All rights reserved.
cluetrain.com
back to table of contents NEXT: Chapter 5: Hyperlinked organizations
Markets Are Conversations
Doc Searls and David Weinberger
When you think of the Internet, don’t think of Mack
trucks full of widgets destined for distributorships,
whizzing by countless billboards.
Think of a table for two.
- @man
It
was April in Paris, several weeks before a big press conference where
my client, a large but rapidly shrinking French computer company, would
roll out a wonderful new computer, the first of its kind. The whole
project had been veiled in secrecy for years. Security was intense.
Code names were used. Deep alliances with Big Players were mentioned
only in hushed tones. The company had hired me to develop a strategy
for the rollout. In particular, they wanted a "message," one that would
serve as a tagline for the event and for all the advertising to follow.

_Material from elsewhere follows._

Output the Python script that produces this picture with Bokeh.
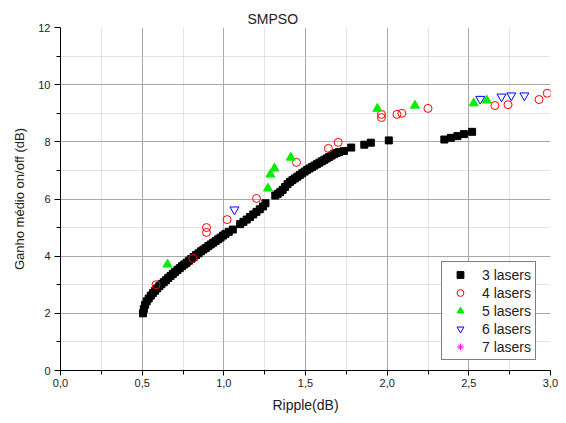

A meeting of the company’s marketing communications people was convened
for my analysis of the market and a briefing on a strategy that would
make the press conference great.
The assignment was
painfully hopeless. Oh, the new computer was nice and the usual
customers would buy it, but the larger market -- the one this company
needed to penetrate -- could care less. The company had been too silent
too long. With nothing to lose, I told them the truth.
"We
have three problems," I began. "First, there is no market for your
message, least of all among journalists, who want facts and stories.
Second, there is no market for your secrecy. You have long ignored the
marke"
....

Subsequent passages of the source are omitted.